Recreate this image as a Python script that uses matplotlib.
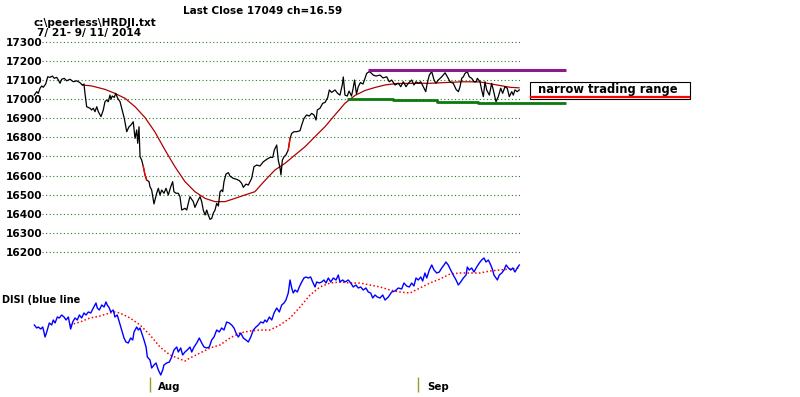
import numpy as np
import matplotlib
matplotlib.use('Agg')
import matplotlib.pyplot as plt
from matplotlib.patches import Rectangle
from matplotlib.lines import Line2D

plt.rcParams.update({
    "font.family": "DejaVu Sans",
    "font.weight": "bold",
})

# ====================================================================
# data  (x = trading days since 7/21/2014, intraday samples)
# ====================================================================
price_day = [
    0.00, 0.19, 0.31, 0.45, 0.58, 0.70, 0.89, 1.05, 1.23, 1.41, 1.56, 1.75, 1.88, 2.01,
    2.14, 2.34, 2.53, 2.79, 3.05, 3.31, 3.57, 3.75, 3.88, 3.96, 4.09, 4.35, 4.48, 4.61,
    4.74, 4.88, 5.00, 5.21, 5.39, 5.52, 5.66, 5.78, 5.91, 5.99, 6.09, 6.25, 6.36, 6.52,
    6.70, 6.83, 7.03, 7.22, 7.40, 7.55, 7.73, 7.87, 8.00, 8.08, 8.18, 8.26, 8.39, 8.52,
    8.65, 8.78, 8.96, 9.04, 9.17, 9.35, 9.56, 9.69, 9.82, 9.95, 10.13, 10.29, 10.47,
    10.66, 10.81, 10.91, 11.07, 11.25, 11.38, 11.52, 11.64, 11.77, 11.91, 12.03, 12.16,
    12.30, 12.42, 12.55, 12.69, 12.81, 12.95, 13.08, 13.20, 13.34, 13.47, 13.59, 13.73,
    13.86, 13.98, 14.12, 14.25, 14.38, 14.51, 14.64, 14.72, 14.82, 14.98, 15.16, 15.29,
    15.55, 15.81, 16.02, 16.20, 16.33, 16.54, 16.72, 16.98, 17.16, 17.38, 17.63, 17.89,
    18.16, 18.41, 18.63, 18.75, 18.94, 19.06, 19.20, 19.27, 19.38, 19.51, 19.66, 19.84,
    19.98, 20.11, 20.29, 20.50, 20.76, 20.89, 21.07, 21.28, 21.48, 21.67, 21.85, 22.01,
    22.11, 22.32, 22.53, 22.71, 22.92, 23.05, 23.23, 23.49, 23.70, 23.88, 24.06, 24.14,
    24.27, 24.45, 24.59, 24.78, 24.90, 25.02, 25.17, 25.31, 25.48, 25.68, 25.97, 26.16,
    26.30, 26.48, 26.70, 27.01, 27.24, 27.53, 27.73, 27.92, 28.18, 28.44, 28.63, 28.83,
    29.04, 29.22, 29.48, 29.66, 29.82, 30.00, 30.19, 30.39, 30.58, 30.70, 30.86, 31.05,
    31.23, 31.38, 31.56, 31.83, 32.09, 32.27, 32.48, 32.73, 32.95, 33.13, 33.26, 33.39,
    33.52, 33.65, 33.83, 33.98, 34.17, 34.35, 34.51, 34.61, 34.82, 34.95, 35.08, 35.21,
    35.34, 35.55, 35.73, 35.86, 36.07, 36.25, 36.44, 36.59, 36.77, 36.95, 37.11, 37.30,
    37.42, 37.55, 37.73, 37.89,
]
price_close = [
    17022, 17040, 17031, 17058, 17070, 17063, 17080, 17118, 17115, 17122, 17110, 17115, 17101, 17084,
    17105, 17110, 17097, 17105, 17092, 17097, 17087, 17075, 17080, 17031, 16961, 16953, 16944, 16953,
    16935, 16961, 16935, 16909, 16944, 16987, 16996, 16987, 17022, 17000, 17017, 17010, 17031, 17005,
    16987, 16953, 16900, 16830, 16856, 16865, 16882, 16795, 16839, 16769, 16856, 16699, 16681, 16646,
    16603, 16576, 16568, 16541, 16524, 16451, 16507, 16533, 16498, 16524, 16507, 16533, 16498,
    16541, 16568, 16515, 16507, 16507, 16489, 16419, 16423, 16428, 16419, 16454, 16489,
    16475, 16463, 16433, 16454, 16472, 16489, 16463, 16419, 16393, 16419, 16393, 16370,
    16375, 16402, 16419, 16454, 16440, 16515, 16524, 16515, 16568, 16608, 16615, 16597,
    16585, 16580, 16573, 16559, 16538, 16555, 16550, 16585, 16646, 16655, 16650, 16672,
    16685, 16695, 16695, 16734, 16760, 16681, 16638, 16603, 16681, 16699, 16708, 16734,
    16795, 16821, 16830, 16830, 16835, 16865, 16900, 16918, 16912, 16926, 16918, 16891,
    16944, 16953, 16979, 16983, 17009, 17049, 17036, 17049, 17031, 17022, 17075, 17117,
    17022, 17017, 17043, 17017, 17054, 17101, 17028, 17066, 17088, 17080, 17136, 17145,
    17139, 17127, 17122, 17127, 17112, 17118, 17092, 17101, 17075, 17084, 17066, 17092,
    17066, 17084, 17101, 17075, 17092, 17084, 17092, 17066, 17040, 17084, 17127, 17145,
    17101, 17084, 17101, 17118, 17139, 17118, 17092, 17084, 17052, 17040, 17066, 17110,
    17118, 17136, 17145, 17118, 17110, 17092, 17092, 17110, 17092, 17049, 17014, 17092,
    17049, 17022, 17084, 17049, 16987, 17014, 17058, 17031, 17066, 17058, 17014, 17040,
    17022, 17049, 17040, 17049,
]
# short red pieces painted on the price line
price_red_spans = [(8.50, 8.80), (19.80, 20.00)]

price_ma_day = [
    3.75, 4.48, 5.52, 6.30, 7.09, 7.87, 8.65, 9.43, 10.21, 10.99, 11.77, 12.55, 13.34,
    14.12, 14.90, 15.68, 16.46, 17.23, 18.02, 18.80, 19.59, 20.37, 21.15, 21.93, 22.71,
    23.49, 24.27, 25.05, 25.83, 26.62, 27.40, 28.34, 30.90, 33.49, 34.82, 36.15, 37.16, 37.87,
]
price_ma = [
    17075, 17070, 17052, 17031, 17005, 16961, 16904, 16828, 16734, 16646, 16568, 16515, 16480,
    16463, 16463, 16480, 16498, 16515, 16574, 16629, 16664, 16708, 16751, 16804, 16856,
    16918, 16979, 17020, 17046, 17062, 17075, 17083, 17084, 17092, 17091, 17075, 17063, 17060,
]

resist_level = 17153
resist_span = (26.10, 41.55)
support_day = [24.43, 28.02, 31.46, 34.67, 41.55]
support_level = [17001, 16996, 16988, 16980, 16980]

disi_day = [
    0.00, 0.19, 0.31, 0.50, 0.66, 0.84, 0.97, 1.17, 1.36, 1.48, 1.62, 1.80, 1.95, 2.14,
    2.32, 2.48, 2.66, 2.84, 3.00, 3.18, 3.36, 3.52, 3.70, 3.88, 4.04, 4.22, 4.41, 4.61,
    4.82, 4.92, 5.08, 5.27, 5.45, 5.60, 5.70, 5.86, 5.97, 6.17, 6.30, 6.48, 6.64, 6.83,
    7.01, 7.16, 7.34, 7.53, 7.69, 7.79, 8.00, 8.13, 8.26, 8.39, 8.57, 8.73, 8.83, 9.04,
    9.17, 9.35, 9.51, 9.69, 9.88, 10.03, 10.13, 10.34, 10.55, 10.73, 10.91, 11.13, 11.25,
    11.44, 11.59, 11.77, 11.95, 12.16, 12.30, 12.48, 12.69, 12.89, 13.08, 13.26, 13.47,
    13.67, 13.86, 14.04, 14.25, 14.45, 14.64, 14.82, 15.03, 15.23, 15.42, 15.60, 15.76,
    15.94, 16.13, 16.33, 16.54, 16.72, 16.91, 17.11, 17.32, 17.50, 17.69, 17.89, 18.02,
    18.16, 18.36, 18.55, 18.73, 18.94, 19.14, 19.33, 19.51, 19.66, 19.84, 19.98, 20.11,
    20.23, 20.37, 20.55, 20.70, 20.89, 21.07, 21.23, 21.41, 21.59, 21.75, 21.93, 22.06,
    22.27, 22.45, 22.63, 22.79, 22.97, 23.16, 23.36, 23.57, 23.75, 23.88, 24.09, 24.27,
    24.53, 24.72, 24.92, 25.13, 25.31, 25.50, 25.70, 25.91, 26.09, 26.28, 26.44, 26.62,
    26.80, 27.01, 27.22, 27.40, 27.66, 27.92, 28.18, 28.44, 28.70, 28.88, 29.09, 29.30,
    29.48, 29.66, 29.82, 30.00, 30.19, 30.34, 30.52, 30.66, 30.86, 31.05, 31.23, 31.44,
    31.64, 31.83, 32.01, 32.16, 32.34, 32.53, 32.73, 32.95, 33.13, 33.31, 33.52, 33.73,
    33.83, 33.98, 34.17, 34.35, 34.56, 34.77, 34.95, 35.13, 35.29, 35.47, 35.66, 35.81,
    35.91, 36.07, 36.18, 36.33, 36.52, 36.70, 36.86, 37.04, 37.23, 37.38, 37.55, 37.73, 37.89,
]
disi = [
    65, 62, 63, 61, 63, 53, 58, 67, 65, 70, 67, 73, 72, 75,
    73, 70, 73, 61, 68, 72, 70, 75, 72, 77, 75, 78, 77, 82,
    87, 82, 80, 85, 83, 88, 85, 82, 78, 80, 73, 75, 68, 60,
    52, 48, 47, 52, 50, 58, 63, 60, 62, 57, 50, 43, 33, 30,
    22, 25, 27, 20, 15, 20, 25, 27, 28, 33, 40, 43, 38,
    42, 35, 38, 40, 43, 38, 43, 47, 52, 47, 43, 42,
    43, 50, 53, 60, 58, 62, 60, 68, 67, 65, 62, 57,
    53, 57, 52, 50, 48, 53, 60, 63, 65, 68, 67, 70,
    68, 73, 70, 77, 82, 78, 85, 87, 90, 97, 110, 102,
    97, 100, 98, 103, 108, 112, 113, 112, 113, 108, 103, 108,
    107, 108, 110, 107, 112, 108, 112, 110, 115, 108, 110, 108,
    110, 107, 103, 105, 102, 103, 100, 102, 98, 97, 92, 95,
    93, 92, 95, 90, 93, 98, 99, 102, 101, 107, 104, 103,
    107, 104, 112, 110, 113, 109, 117, 112, 120, 125, 120, 117,
    118, 122, 125, 128, 125, 120, 115, 110, 105, 108, 112, 115,
    123, 120, 122, 118, 123, 127, 130, 132, 128, 130, 125, 120,
    115, 112, 110, 115, 117, 120, 125, 122, 120, 122, 118, 122, 125,
]
disi_ma_day = [
    2.79, 3.57, 4.35, 5.13, 5.91, 6.30, 6.70, 7.48, 8.26, 9.04, 9.82, 10.60, 11.38, 11.77,
    12.16, 12.95, 13.73, 14.51, 15.29, 16.07, 16.85, 17.63, 18.41, 19.20, 19.98, 20.76,
    21.54, 22.32, 23.10, 23.88, 24.66, 25.45, 26.23, 27.01, 27.79, 28.57, 29.35, 30.13,
    30.91, 31.70, 32.48, 33.26, 34.04, 34.82, 35.61, 36.39, 37.17, 37.89,
]
disi_ma = [
    65, 68, 72, 74, 77, 78, 77, 72, 65, 55, 43, 35, 31, 29,
    32, 37, 42, 45, 52, 57, 59, 60, 60, 65, 72, 83,
    95, 103, 107, 108, 107, 107, 105, 103, 100, 98, 97, 102,
    107, 111, 116, 117, 117, 117, 119, 120, 121, 122,
]

grid_levels = np.arange(16200, 17301, 100)
month_names = ['Aug', 'Sep']
month_start = [9, 30]          # first trading day of each month

# ====================================================================
# layout (800 x 397 px canvas)
# ====================================================================
W, H = 800, 397
day0_px, px_per_day = 34.3, 12.8
top_px, px_per_pt = 42.1, 0.1906   # 17300 sits at y = 42.1 px


def day_at(x):
    return (x - day0_px) / px_per_day


def price_at(y):
    return 17300 - (y - top_px) / px_per_pt


def fx(x):
    return x / W


def fy(y):
    return 1 - y / H


fig = plt.figure(figsize=(W / 100, H / 100), dpi=100)
fig.patch.set_facecolor('white')

# ---------------- price panel ----------------
ax_p = fig.add_axes([fx(30), fy(255), fx(530) - fx(30), fy(40) - fy(255)])
ax_p.set_xlim(day_at(30), day_at(530))
ax_p.set_ylim(price_at(255), price_at(40))
for s in ax_p.spines.values():
    s.set_visible(False)
ax_p.set_xticks([])
ax_p.set_yticks(grid_levels)
ax_p.set_yticklabels([f'{v}' for v in grid_levels], fontsize=7.6, fontweight='bold')
ax_p.tick_params(axis='y', length=0, pad=-8.6)

ax_p.hlines(grid_levels, day_at(42), day_at(520), colors='#2a7a2a',
            linestyles=(0, (1, 2.2)), lw=0.8, zorder=1)

pd_ = np.array(price_day)
pc_ = np.array(price_close)
ax_p.plot(pd_, pc_, color='black', lw=0.9, zorder=3)
for a, b in price_red_spans:
    m = (pd_ >= a) & (pd_ <= b)
    ax_p.plot(pd_[m], pc_[m], color='red', lw=1.0, zorder=4)
ax_p.plot(price_ma_day, price_ma, color='#b00000', lw=0.9, zorder=2)

ax_p.plot(resist_span, [resist_level, resist_level], color='#8a1a8a', lw=2.2,
          solid_capstyle='butt', clip_on=False, zorder=5)
ax_p.plot(support_day, support_level, color='#0a7a0a', lw=2.0, drawstyle='steps-post',
          solid_capstyle='butt', clip_on=False, zorder=5)

# ---------------- DISI panel ----------------
ax_d = fig.add_axes([fx(30), 0, fx(530) - fx(30), fy(255)])
ax_d.set_xlim(day_at(30), day_at(530))
ax_d.set_ylim(-7, 135)
ax_d.axis('off')
ax_d.plot(disi_day, disi, color='#0000ff', lw=1.0, zorder=3)
ax_d.plot(disi_ma_day, disi_ma, color='#ff0000', lw=1.1,
          linestyle=(0, (1, 1.5)), zorder=2)
for name, d in zip(month_names, month_start):
    ax_d.vlines(d, -2, 13, color='#9c9a28', lw=1.0)
    ax_d.text(d + 0.67, 3, name, fontsize=7.4, fontweight='bold',
              ha='left', va='center')

# ---------------- texts ----------------
fig.text(fx(183), fy(11.5), 'Last Close 17049 ch=16.59', fontsize=7.5,
         fontweight='bold', ha='left', va='center')
fig.text(fx(33), fy(23.5), r'c:\peerless\HRDJI.txt', fontsize=7.6,
         fontweight='bold', ha='left', va='center')
fig.text(fx(37), fy(33), '7/ 21- 9/ 11/ 2014', fontsize=7.6,
         fontweight='bold', ha='left', va='center')
fig.text(fx(2), fy(300), 'DISI (blue line', fontsize=7.0,
         fontweight='bold', ha='left', va='center')

# annotation box
fig.add_artist(Rectangle((fx(529.5), fy(98.5)), fx(690) - fx(529.5), fy(81.5) - fy(98.5),
                         transform=fig.transFigure, facecolor='white',
                         edgecolor='black', lw=0.8, zorder=6))
fig.add_artist(Line2D([fx(531), fx(689)], [fy(97), fy(97)], transform=fig.transFigure,
                      color='#ff0000', lw=1.6, zorder=7))
fig.text(fx(538), fy(90), 'narrow trading range', fontsize=8.3,
         fontweight='bold', ha='left', va='center', zorder=8)

fig.savefig('out.png', dpi=100)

_WHAT YOU NEED TO DO_: Scan the data above; copy every line where "matplotlib" appears.

_THE RESPONSE_:
Recreate this image as a Python script that uses matplotlib.
import matplotlib
matplotlib.use('Agg')
import matplotlib.pyplot as plt
from matplotlib.patches import Rectangle
from matplotlib.lines import Line2D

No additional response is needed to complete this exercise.